To understand why Christianity is the true heir of ancient Israel, we must look at the fractured landscape of the first century, the cataclysmic destruction of the Temple, and the theological definition of the “True Israel.”
The Myth of a Monolithic Judaism
To understand the split, we first must debunk the idea that first-century Judaism was a single, unified religion. When Jesus walked the earth, there was no such thing as “Normative Judaism.” Instead, there were “Judaisms”—competing sects all claiming to be the true guardians of the Torah.1
The Sadducees controlled the Temple and the priesthood. They rejected oral tradition and the afterlife, focusing strictly on the rituals of the Law. On the other side were the Pharisees, the populists who obsessed over the “Oral Law” and traditions, believing these oral traditions were as binding as the written Torah. Meanwhile, the Essenes were ascetics who believed the Temple priesthood was corrupt; they withdrew to the desert to await the Messiah. There were also the Zealots, revolutionaries who thought the Kingdom of God would come through the violent overthrow of Rome.
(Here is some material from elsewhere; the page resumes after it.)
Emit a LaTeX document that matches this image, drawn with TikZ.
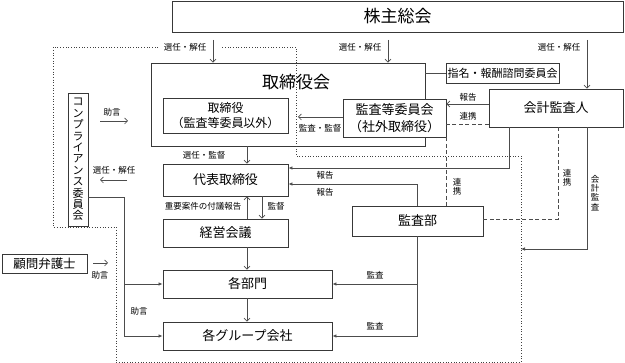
\documentclass[tikz,border=0pt]{standalone}
\usepackage{fontspec}
\setmainfont{Noto Sans CJK JP}
\usetikzlibrary{arrows.meta}
\begin{document}
\begin{tikzpicture}[x=1pt,y=-1pt,
  box/.style={draw=black!78, line width=0.9pt, fill=white, inner sep=0pt, align=center},
  conn/.style={draw=black!70, line width=0.7pt},
  oarr/.style={conn, -{Straight Barb[length=3pt,width=6pt]}},
  farr/.style={conn, -{Latex[length=4pt,width=3.5pt]}},
  lbl/.style={font=\fontsize{8.5}{9}\selectfont, inner sep=1pt},
  vlbl/.style={font=\fontsize{8.5}{9.2}\selectfont, inner sep=0pt, align=center},
  dotl/.style={draw=black!75, line width=0.7pt, dotted},
  dashl/.style={conn, dash pattern=on 4pt off 2.5pt},
  big/.style={font=\fontsize{17}{20}\selectfont},
  mid/.style={font=\fontsize{13}{16}\selectfont},
]
\useasboundingbox (0,0) rectangle (625,363);

% boxes
\node[box, big, minimum width=451pt, minimum height=31pt] (kabu) at (397.5,16.5) {株主総会};
\node[box, minimum width=274pt, minimum height=83pt] (torikai) at (288,104.5) {};
\node[big, inner sep=0pt] (torititle) at (296,82) {取締役会};
\node[box, font=\fontsize{11}{13}\selectfont, minimum width=113pt, minimum height=20pt] (shimei) at (502.5,73) {指名・報酬諮問委員会};
\node[box, mid, minimum width=134pt, minimum height=38pt] (kaikei) at (556,108) {会計監査人};
\node[box, font=\fontsize{12}{15}\selectfont, minimum width=125pt, minimum height=35pt] (tori) at (225.5,115.5) {取締役\\（監査等委員以外）};
\node[box, font=\fontsize{13}{16.5}\selectfont, minimum width=103pt, minimum height=38pt] (kansatou) at (394.5,118) {監査等委員会\\（社外取締役）};
\node[box, mid, minimum width=125pt, minimum height=32pt] (daihyo) at (225.5,180) {代表取締役};
\node[box, mid, minimum width=125pt, minimum height=28pt] (keiei) at (225.5,233) {経営会議};
\node[box, mid, minimum width=169pt, minimum height=28pt] (kakubu) at (247.5,284) {各部門};
\node[box, mid, minimum width=169pt, minimum height=28pt] (group) at (247.5,336) {各グループ会社};
\node[box, mid, minimum width=131pt, minimum height=30pt] (kansabu) at (417.5,221) {監査部};
\node[box, font=\fontsize{11}{11.4}\selectfont, minimum width=20pt, minimum height=133pt] (comp) at (78,159.5) {コ\\ン\\プ\\ラ\\イ\\ア\\ン\\ス\\委\\員\\会};
\node[box, font=\fontsize{12.5}{15}\selectfont, minimum width=85pt, minimum height=19pt] (komon) at (44.5,263.5) {顧問弁護士};

% free coordinates
\coordinate (s1) at (213,40);
\coordinate (s2) at (388,40);
\coordinate (s3) at (587,40);
\coordinate (kkend) at (298,117);
\coordinate (jo1a) at (100,121);
\coordinate (jo1b) at (128,121);
\coordinate (se1a) at (127,180);
\coordinate (se1b) at (100,180);
\coordinate (jo2a) at (93,263);
\coordinate (jo2b) at (108,263);
\coordinate (dotend) at (521,249);

% open arrows
\draw[oarr] (s1) -- (s1 |- torikai.north);
\draw[oarr] (s2) -- (s2 |- torikai.north);
\draw[oarr] (s3) -- (s3 |- kaikei.north);
\draw[oarr] (kaikei.west |- 0,104) -- (kansatou.east |- 0,104);
\draw[oarr] (kansatou.west |- kkend) -- (kkend);
\draw[oarr] (jo1a) -- (jo1b);
\draw[oarr] (se1a) -- (se1b);
\draw[oarr] (jo2a) -- (jo2b);
\draw[oarr] (247,0 |- torikai.south) -- (247,0 |- daihyo.north);
\draw[oarr] (247,0 |- keiei.north) -- (247,0 |- daihyo.south);
\draw[oarr] (262,0 |- daihyo.south) -- (262,0 |- keiei.north);
\draw[oarr] (247,0 |- keiei.south) -- (247,0 |- kakubu.north);
\draw[oarr] (247,0 |- kakubu.south) -- (247,0 |- group.north);

% solid lines
\draw[conn] (torikai.east |- shimei.west) -- (shimei.west);
\draw[farr] (509,0 |- kaikei.south) -- (509,168) -- (daihyo.east |- 0,168);
\draw[farr] (417.5,0 |- kansabu.north) -- (417.5,184) -- (daihyo.east |- 0,184);
\draw[farr] (kansabu.south) -- (kansabu.south |- group.east) -- (group.east);
\draw[farr] (kansabu.south |- kakubu.east) -- (kakubu.east);
\draw[farr] (comp.east |- 0,197) -- (124,197) -- (124,0 |- group.west) -- (group.west);
\draw[farr] (124,0 |- kakubu.west) -- (kakubu.west);
\draw[farr] (587,0 |- kaikei.south) -- (587,249) -- (dotend);

% dashed lines
\draw[dashl] (kaikei.west |- 0,124) -- (kansatou.east |- 0,124);
\draw[dashl] (kansatou.south east) -- (kansatou.south east |- kansabu.north);
\draw[dashl] (558,0 |- kaikei.south) -- (558,219) -- (kansabu.east |- 0,219);

% dotted outline
\draw[dotl] (158,47) -- (53,47) -- (53,227) -- (116,227) -- (116,362) -- (521,362) -- (521,156) -- (296,156) -- (296,47) -- (222,47);

% labels
\node[lbl] (l1) at (185,47) {選任・解任};
\node[lbl] (l2) at (360,47) {選任・解任};
\node[lbl] (l3) at (559,47) {選任・解任};
\node[lbl] (l4) at (468,97) {報告};
\node[lbl] (l5) at (468,116) {連携};
\node[lbl] (l6) at (320,128) {監査・監督};
\node[lbl] (l7) at (112,112) {助言};
\node[lbl] (l8) at (114,170) {選任・解任};
\node[lbl] (l9) at (204,155) {選任・監督};
\node[lbl] (l10) at (325,175) {報告};
\node[lbl] (l11) at (325,192) {報告};
\node[lbl] (l12) at (203,206) {重要案件の付議報告};
\node[lbl] (l13) at (276,206) {監督};
\node[lbl] (l14) at (375,275) {監査};
\node[lbl] (l15) at (375,326) {監査};
\node[lbl] (l16) at (139,311) {助言};
\node[lbl] (l17) at (100,275) {助言};
\node[vlbl] (v1) at (457,187) {連\\携};
\node[vlbl] (v2) at (567,178) {連\\携};
\node[vlbl] (v3) at (595,193) {会\\計\\監\\査};
\end{tikzpicture}
\end{document}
Finally, there was “The Way,” composed of Jews who believed that the prophecies of the Law and Prophets were fulfilled in Jesus of Nazareth. When Jesus debated the religious leaders, He wasn’t rejecting the Old Testament; He was rejecting the accretions of men that had obscured it. In Mark 7:8, He tells the Pharisees, “You leave the commandment of God and hold to the tradition of men.”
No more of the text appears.